[PROVIDED DATA]:
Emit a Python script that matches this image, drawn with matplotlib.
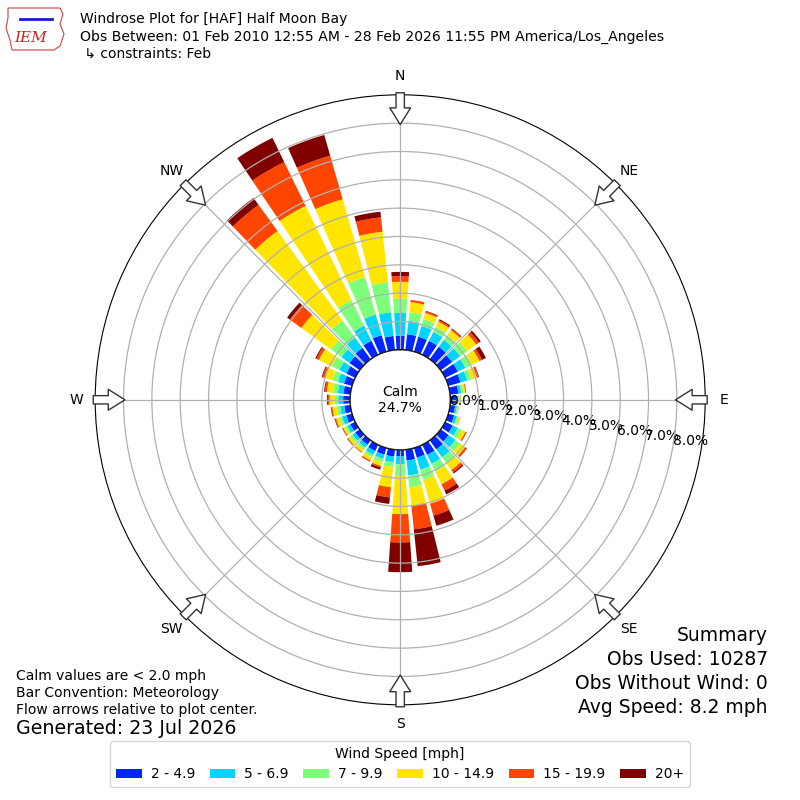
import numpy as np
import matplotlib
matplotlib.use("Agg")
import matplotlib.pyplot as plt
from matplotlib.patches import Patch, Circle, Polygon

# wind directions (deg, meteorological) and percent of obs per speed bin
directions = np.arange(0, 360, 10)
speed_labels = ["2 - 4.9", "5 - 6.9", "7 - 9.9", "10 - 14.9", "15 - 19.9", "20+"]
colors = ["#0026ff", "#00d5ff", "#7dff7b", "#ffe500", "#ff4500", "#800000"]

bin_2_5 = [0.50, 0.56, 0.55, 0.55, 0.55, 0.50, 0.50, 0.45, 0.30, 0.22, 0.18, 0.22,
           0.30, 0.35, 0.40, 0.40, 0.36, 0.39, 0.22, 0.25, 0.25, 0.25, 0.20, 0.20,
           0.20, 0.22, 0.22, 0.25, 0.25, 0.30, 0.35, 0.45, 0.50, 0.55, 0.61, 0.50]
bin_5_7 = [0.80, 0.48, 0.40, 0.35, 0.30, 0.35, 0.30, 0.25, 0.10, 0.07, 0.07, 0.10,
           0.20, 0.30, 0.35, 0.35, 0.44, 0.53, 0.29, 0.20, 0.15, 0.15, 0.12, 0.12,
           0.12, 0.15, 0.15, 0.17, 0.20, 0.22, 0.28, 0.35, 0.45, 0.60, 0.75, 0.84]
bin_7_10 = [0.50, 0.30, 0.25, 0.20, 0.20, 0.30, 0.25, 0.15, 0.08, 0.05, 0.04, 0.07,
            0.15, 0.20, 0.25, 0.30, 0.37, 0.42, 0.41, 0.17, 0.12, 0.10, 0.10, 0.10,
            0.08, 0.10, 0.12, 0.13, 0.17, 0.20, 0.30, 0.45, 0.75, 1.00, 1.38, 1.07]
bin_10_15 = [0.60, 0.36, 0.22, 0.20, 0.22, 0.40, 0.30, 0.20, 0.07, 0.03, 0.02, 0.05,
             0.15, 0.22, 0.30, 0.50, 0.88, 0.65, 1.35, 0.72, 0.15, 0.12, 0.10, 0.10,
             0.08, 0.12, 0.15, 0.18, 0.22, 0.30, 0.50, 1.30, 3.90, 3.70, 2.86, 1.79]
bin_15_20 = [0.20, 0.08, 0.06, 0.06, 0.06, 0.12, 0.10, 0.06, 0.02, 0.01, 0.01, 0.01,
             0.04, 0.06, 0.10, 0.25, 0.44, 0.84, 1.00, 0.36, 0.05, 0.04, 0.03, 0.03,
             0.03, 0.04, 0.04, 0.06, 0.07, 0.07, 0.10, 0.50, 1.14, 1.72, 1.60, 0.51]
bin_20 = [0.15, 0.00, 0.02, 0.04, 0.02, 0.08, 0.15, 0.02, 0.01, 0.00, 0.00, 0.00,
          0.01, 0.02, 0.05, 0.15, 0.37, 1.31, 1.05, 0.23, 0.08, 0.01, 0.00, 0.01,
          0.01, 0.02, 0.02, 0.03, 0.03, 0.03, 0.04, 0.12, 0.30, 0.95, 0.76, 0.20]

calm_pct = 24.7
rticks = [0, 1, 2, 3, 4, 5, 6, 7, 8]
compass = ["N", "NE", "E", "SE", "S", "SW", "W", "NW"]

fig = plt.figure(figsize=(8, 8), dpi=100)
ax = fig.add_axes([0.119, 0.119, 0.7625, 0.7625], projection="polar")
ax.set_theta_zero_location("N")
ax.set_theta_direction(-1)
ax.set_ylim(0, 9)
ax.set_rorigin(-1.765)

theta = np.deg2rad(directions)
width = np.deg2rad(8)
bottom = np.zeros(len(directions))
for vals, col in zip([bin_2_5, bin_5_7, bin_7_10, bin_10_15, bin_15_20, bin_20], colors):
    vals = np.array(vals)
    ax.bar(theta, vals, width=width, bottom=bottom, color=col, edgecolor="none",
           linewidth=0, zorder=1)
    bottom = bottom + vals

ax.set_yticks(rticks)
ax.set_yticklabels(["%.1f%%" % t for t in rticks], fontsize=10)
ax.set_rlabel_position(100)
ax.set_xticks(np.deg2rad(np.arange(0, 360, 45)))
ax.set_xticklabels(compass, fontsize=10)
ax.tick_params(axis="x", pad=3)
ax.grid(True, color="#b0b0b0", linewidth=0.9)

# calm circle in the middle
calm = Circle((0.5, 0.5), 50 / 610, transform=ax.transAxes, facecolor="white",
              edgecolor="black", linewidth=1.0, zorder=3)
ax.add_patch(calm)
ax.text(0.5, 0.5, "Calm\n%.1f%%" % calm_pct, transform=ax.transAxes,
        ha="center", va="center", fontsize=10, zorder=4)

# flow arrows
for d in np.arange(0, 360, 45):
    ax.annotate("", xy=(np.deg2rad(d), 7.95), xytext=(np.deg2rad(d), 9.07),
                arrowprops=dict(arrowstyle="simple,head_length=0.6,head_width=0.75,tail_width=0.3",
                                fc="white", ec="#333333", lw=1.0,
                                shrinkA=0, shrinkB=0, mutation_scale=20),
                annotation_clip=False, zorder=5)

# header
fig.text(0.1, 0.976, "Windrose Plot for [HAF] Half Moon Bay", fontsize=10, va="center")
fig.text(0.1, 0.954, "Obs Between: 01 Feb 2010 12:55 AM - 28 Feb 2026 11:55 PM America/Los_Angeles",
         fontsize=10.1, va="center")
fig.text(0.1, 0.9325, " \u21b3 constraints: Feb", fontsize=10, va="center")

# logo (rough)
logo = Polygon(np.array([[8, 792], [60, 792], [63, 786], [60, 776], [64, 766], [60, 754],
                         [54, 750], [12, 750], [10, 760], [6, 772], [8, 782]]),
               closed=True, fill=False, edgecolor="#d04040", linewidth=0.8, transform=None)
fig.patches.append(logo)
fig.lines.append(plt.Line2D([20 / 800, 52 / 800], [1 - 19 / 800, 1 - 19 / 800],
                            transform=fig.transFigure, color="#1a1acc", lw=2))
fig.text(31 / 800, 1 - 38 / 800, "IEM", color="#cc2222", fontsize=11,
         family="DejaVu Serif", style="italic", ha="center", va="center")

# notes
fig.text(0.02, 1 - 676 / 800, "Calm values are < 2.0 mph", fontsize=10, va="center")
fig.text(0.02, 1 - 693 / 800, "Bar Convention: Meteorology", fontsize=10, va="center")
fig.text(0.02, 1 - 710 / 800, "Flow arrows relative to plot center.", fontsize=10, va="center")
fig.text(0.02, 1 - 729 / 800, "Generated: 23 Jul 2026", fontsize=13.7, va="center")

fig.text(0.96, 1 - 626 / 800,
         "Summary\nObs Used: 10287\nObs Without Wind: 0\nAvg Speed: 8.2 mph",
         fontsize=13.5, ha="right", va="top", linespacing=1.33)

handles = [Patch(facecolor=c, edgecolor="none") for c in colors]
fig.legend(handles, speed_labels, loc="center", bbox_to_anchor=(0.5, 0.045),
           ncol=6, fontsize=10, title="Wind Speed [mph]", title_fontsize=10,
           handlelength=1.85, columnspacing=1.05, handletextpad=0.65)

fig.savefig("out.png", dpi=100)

...

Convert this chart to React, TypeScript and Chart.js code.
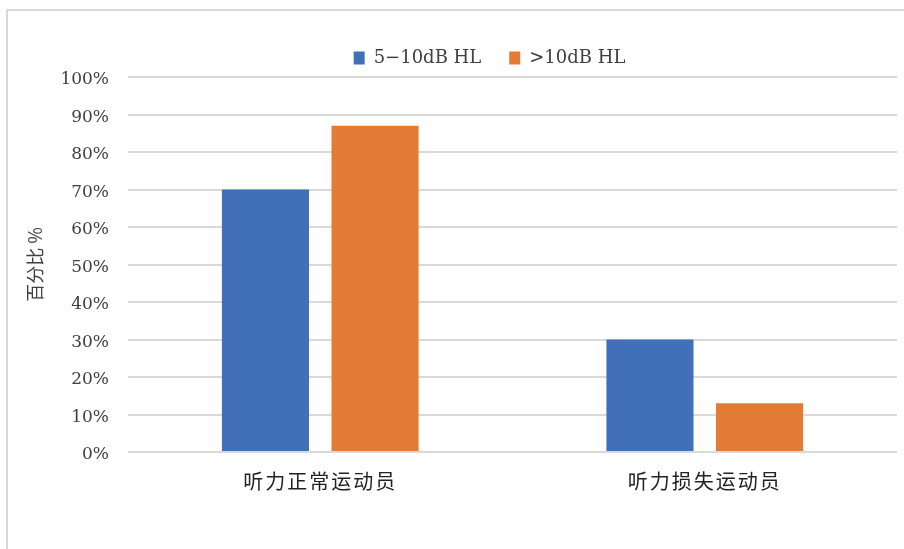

[REQUIREMENT]: Output word for word the lines running from the one containing "Emit a Python" to the one containing "from matplotlib.patches import", both included, leaving out the pictures.

[ANSWER TO THIS EXERCISE]:
Emit a Python script that matches this image, drawn with matplotlib.
import numpy as np
import matplotlib
matplotlib.use("Agg")
import matplotlib.pyplot as plt
from matplotlib.patches import Patch, Circle, Polygon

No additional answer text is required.